PROBLEM REQUIREMENTS:
All lines below must be repeated exactly, with the pictures omitted.

Charts and diagrams as code:
________________________________________

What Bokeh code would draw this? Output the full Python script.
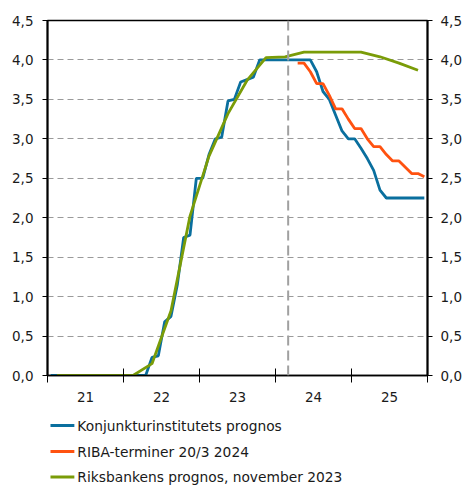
from bokeh.plotting import figure
from bokeh.layouts import column
from bokeh.models import (FixedTicker, LinearAxis, CustomJSTickFormatter, Span, Range1d)
from bokeh.core.properties import value
from bokeh.embed import file_html
from bokeh.resources import INLINE

# ---- data ----
# Konjunkturinstitutets prognos, monthly Jan 2021 .. Dec 2025
ki_values = [0, 0, 0, 0, 0, 0, 0, 0, 0, 0, 0, 0,            # 2021
             0, 0, 0, 0, 0.23, 0.25, 0.68, 0.75, 1.15, 1.75, 1.78, 2.5,   # 2022
             2.5, 2.8, 3.0, 3.02, 3.48, 3.5, 3.72, 3.75, 3.78, 4.0, 4.0, 4.0,  # 2023
             4.0, 4.0, 4.0, 4.0, 4.0, 4.0, 3.85, 3.6, 3.5, 3.3, 3.1, 3.0,  # 2024
             3.0, 2.88, 2.75, 2.6, 2.35, 2.25, 2.25, 2.25, 2.25, 2.25, 2.25, 2.25]  # 2025
# RIBA-terminer 20/3 2024, monthly Apr 2024 .. Dec 2025
riba_start_month = 39
riba_values = [3.96, 3.96, 3.85, 3.7, 3.7, 3.55, 3.38, 3.38, 3.25,
               3.13, 3.13, 3.0, 2.9, 2.9, 2.8, 2.72, 2.72, 2.64, 2.56, 2.56, 2.52]
# Riksbankens prognos, november 2023, quarterly Q1 2021 .. Q4 2025
rb_values = [0, 0, 0, 0, 0, 0.15, 0.82, 2.02, 2.78, 3.32, 3.74, 4.03,
             4.04, 4.1, 4.1, 4.1, 4.1, 4.04, 3.96, 3.87]

start_year = 2021
year_labels = [2021, 2022, 2023, 2024, 2025]
y_ticks = [0, 0.5, 1.0, 1.5, 2.0, 2.5, 3.0, 3.5, 4.0, 4.5]
divider_x = 2024 + 2 / 12

series_names = ["Konjunkturinstitutets prognos", "RIBA-terminer 20/3 2024",
                "Riksbankens prognos, november 2023"]
colors = ["#0a6f9e", "#ff5210", "#7a9c08"]

ki_x = [start_year + (m + 0.5) / 12 for m in range(len(ki_values))]
riba_x = [start_year + (riba_start_month + i + 0.5) / 12 for i in range(len(riba_values))]
rb_x = [start_year + (3 * q + 1.5) / 12 for q in range(len(rb_values))]

FONT = "DejaVu Sans"
FS = "13.5px"
TXT = "#1a1a1a"

p = figure(frame_width=380, frame_height=355, output_backend="svg", toolbar_location=None,
           x_range=Range1d(2021, 2026), y_range=Range1d(0, 4.5),
           min_border_left=47, min_border_top=20, min_border_right=35,
           min_border_bottom=32, y_axis_location=None, x_axis_location=None)
p.background_fill_color = "white"
p.border_fill_color = "white"
p.outline_line_color = "black"
p.outline_line_width = 1.5

# x axis: labels mid-year, ticks at year boundaries
xax = LinearAxis(ticker=FixedTicker(ticks=[y + 0.5 for y in year_labels],
                                    minor_ticks=year_labels + [year_labels[-1] + 1]),
                 formatter=CustomJSTickFormatter(code="return String(Math.floor(tick) % 100);"))
xax.major_tick_in = 0
xax.major_tick_out = 0
xax.minor_tick_in = 7
xax.minor_tick_out = 7
xax.minor_tick_line_color = "black"
xax.axis_line_color = "black"
xax.axis_line_width = 1.5
xax.major_label_standoff = 9
xax.major_label_text_font = FONT
xax.major_label_text_font_size = FS
xax.major_label_text_color = TXT
p.add_layout(xax, "below")

yfmt = CustomJSTickFormatter(code="return tick.toFixed(1).replace('.', ',');")
for side in ("left", "right"):
    ax = LinearAxis(ticker=FixedTicker(ticks=y_ticks, minor_ticks=[]), formatter=yfmt)
    ax.major_tick_in = 0
    ax.major_tick_out = 5
    ax.major_tick_line_color = "black"
    ax.axis_line_color = "black"
    ax.axis_line_width = 2
    ax.major_label_standoff = 9 if side == "left" else 8
    ax.major_label_text_font = FONT
    ax.major_label_text_font_size = FS
    ax.major_label_text_color = TXT
    p.add_layout(ax, side)

p.xgrid.visible = False
p.ygrid.ticker = FixedTicker(ticks=y_ticks[1:-1])
p.ygrid.grid_line_color = "#9a9a9a"
p.ygrid.grid_line_dash = "6 4"
p.ygrid.grid_line_width = 1.2

p.add_layout(Span(location=divider_x, dimension="height", line_color="#a0a0a0",
                  line_width=2, line_dash="10 5"))

p.line(ki_x, ki_values, line_color=colors[0], line_width=2.8)
p.line(riba_x, riba_values, line_color=colors[1], line_width=2.8)
p.line(rb_x, rb_values, line_color=colors[2], line_width=2.8)

# legend below the chart, in its own strip (its frame is aligned with the chart frame;
# ranges are in screen pixels relative to that frame, y downwards)
lg = figure(width=462, height=79, output_backend="svg", toolbar_location=None,
            x_range=Range1d(0, 380), y_range=Range1d(79, 0),
            min_border=0, x_axis_location=None, y_axis_location=None)
lg.outline_line_color = None
lg.grid.visible = False
lg.background_fill_color = "white"
lg.border_fill_color = "white"
row_y = [18, 44, 69.5]
lg.segment(x0=[3] * 3, y0=row_y, x1=[27] * 3, y1=row_y, line_color=colors, line_width=3)
lg.text(x=[30] * 3, y=row_y, text=series_names, text_font=value(FONT),
        text_font_size="13.8px", text_color=TXT, text_baseline="middle", text_align="left")

layout = column(p, lg, spacing=0)
open("out.html", "w").write(file_html(layout, INLINE))
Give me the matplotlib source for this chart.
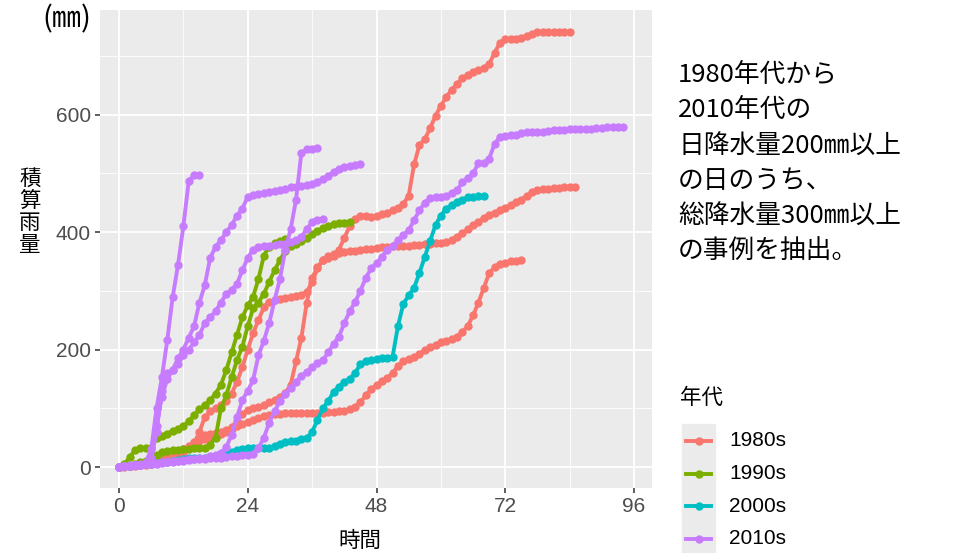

________________________________________

SOLUTION TO THIS EXERCISE:
What Bokeh code would draw this? Output the full Python script.
from bokeh.plotting import figure
from bokeh.layouts import column
from bokeh.models import (FixedTicker, LinearAxis, CustomJSTickFormatter, Span, Range1d)
from bokeh.core.properties import value
from bokeh.embed import file_html
from bokeh.resources import INLINE

# ---- data ----
# Konjunkturinstitutets prognos, monthly Jan 2021 .. Dec 2025
ki_values = [0, 0, 0, 0, 0, 0, 0, 0, 0, 0, 0, 0,            # 2021
             0, 0, 0, 0, 0.23, 0.25, 0.68, 0.75, 1.15, 1.75, 1.78, 2.5,   # 2022
             2.5, 2.8, 3.0, 3.02, 3.48, 3.5, 3.72, 3.75, 3.78, 4.0, 4.0, 4.0,  # 2023
             4.0, 4.0, 4.0, 4.0, 4.0, 4.0, 3.85, 3.6, 3.5, 3.3, 3.1, 3.0,  # 2024
             3.0, 2.88, 2.75, 2.6, 2.35, 2.25, 2.25, 2.25, 2.25, 2.25, 2.25, 2.25]  # 2025
# RIBA-terminer 20/3 2024, monthly Apr 2024 .. Dec 2025
riba_start_month = 39
riba_values = [3.96, 3.96, 3.85, 3.7, 3.7, 3.55, 3.38, 3.38, 3.25,
               3.13, 3.13, 3.0, 2.9, 2.9, 2.8, 2.72, 2.72, 2.64, 2.56, 2.56, 2.52]
# Riksbankens prognos, november 2023, quarterly Q1 2021 .. Q4 2025
rb_values = [0, 0, 0, 0, 0, 0.15, 0.82, 2.02, 2.78, 3.32, 3.74, 4.03,
             4.04, 4.1, 4.1, 4.1, 4.1, 4.04, 3.96, 3.87]

start_year = 2021
year_labels = [2021, 2022, 2023, 2024, 2025]
y_ticks = [0, 0.5, 1.0, 1.5, 2.0, 2.5, 3.0, 3.5, 4.0, 4.5]
divider_x = 2024 + 2 / 12

series_names = ["Konjunkturinstitutets prognos", "RIBA-terminer 20/3 2024",
                "Riksbankens prognos, november 2023"]
colors = ["#0a6f9e", "#ff5210", "#7a9c08"]

ki_x = [start_year + (m + 0.5) / 12 for m in range(len(ki_values))]
riba_x = [start_year + (riba_start_month + i + 0.5) / 12 for i in range(len(riba_values))]
rb_x = [start_year + (3 * q + 1.5) / 12 for q in range(len(rb_values))]

FONT = "DejaVu Sans"
FS = "13.5px"
TXT = "#1a1a1a"

p = figure(frame_width=380, frame_height=355, output_backend="svg", toolbar_location=None,
           x_range=Range1d(2021, 2026), y_range=Range1d(0, 4.5),
           min_border_left=47, min_border_top=20, min_border_right=35,
           min_border_bottom=32, y_axis_location=None, x_axis_location=None)
p.background_fill_color = "white"
p.border_fill_color = "white"
p.outline_line_color = "black"
p.outline_line_width = 1.5

# x axis: labels mid-year, ticks at year boundaries
xax = LinearAxis(ticker=FixedTicker(ticks=[y + 0.5 for y in year_labels],
                                    minor_ticks=year_labels + [year_labels[-1] + 1]),
                 formatter=CustomJSTickFormatter(code="return String(Math.floor(tick) % 100);"))
xax.major_tick_in = 0
xax.major_tick_out = 0
xax.minor_tick_in = 7
xax.minor_tick_out = 7
xax.minor_tick_line_color = "black"
xax.axis_line_color = "black"
xax.axis_line_width = 1.5
xax.major_label_standoff = 9
xax.major_label_text_font = FONT
xax.major_label_text_font_size = FS
xax.major_label_text_color = TXT
p.add_layout(xax, "below")

yfmt = CustomJSTickFormatter(code="return tick.toFixed(1).replace('.', ',');")
for side in ("left", "right"):
    ax = LinearAxis(ticker=FixedTicker(ticks=y_ticks, minor_ticks=[]), formatter=yfmt)
    ax.major_tick_in = 0
    ax.major_tick_out = 5
    ax.major_tick_line_color = "black"
    ax.axis_line_color = "black"
    ax.axis_line_width = 2
    ax.major_label_standoff = 9 if side == "left" else 8
    ax.major_label_text_font = FONT
    ax.major_label_text_font_size = FS
    ax.major_label_text_color = TXT
    p.add_layout(ax, side)

p.xgrid.visible = False
p.ygrid.ticker = FixedTicker(ticks=y_ticks[1:-1])
p.ygrid.grid_line_color = "#9a9a9a"
p.ygrid.grid_line_dash = "6 4"
p.ygrid.grid_line_width = 1.2

p.add_layout(Span(location=divider_x, dimension="height", line_color="#a0a0a0",
                  line_width=2, line_dash="10 5"))

p.line(ki_x, ki_values, line_color=colors[0], line_width=2.8)
p.line(riba_x, riba_values, line_color=colors[1], line_width=2.8)
p.line(rb_x, rb_values, line_color=colors[2], line_width=2.8)

# legend below the chart, in its own strip (its frame is aligned with the chart frame;
# ranges are in screen pixels relative to that frame, y downwards)
lg = figure(width=462, height=79, output_backend="svg", toolbar_location=None,
            x_range=Range1d(0, 380), y_range=Range1d(79, 0),
            min_border=0, x_axis_location=None, y_axis_location=None)
lg.outline_line_color = None
lg.grid.visible = False
lg.background_fill_color = "white"
lg.border_fill_color = "white"
row_y = [18, 44, 69.5]
lg.segment(x0=[3] * 3, y0=row_y, x1=[27] * 3, y1=row_y, line_color=colors, line_width=3)
lg.text(x=[30] * 3, y=row_y, text=series_names, text_font=value(FONT),
        text_font_size="13.8px", text_color=TXT, text_baseline="middle", text_align="left")

layout = column(p, lg, spacing=0)
open("out.html", "w").write(file_html(layout, INLINE))
Give me the matplotlib source for this chart.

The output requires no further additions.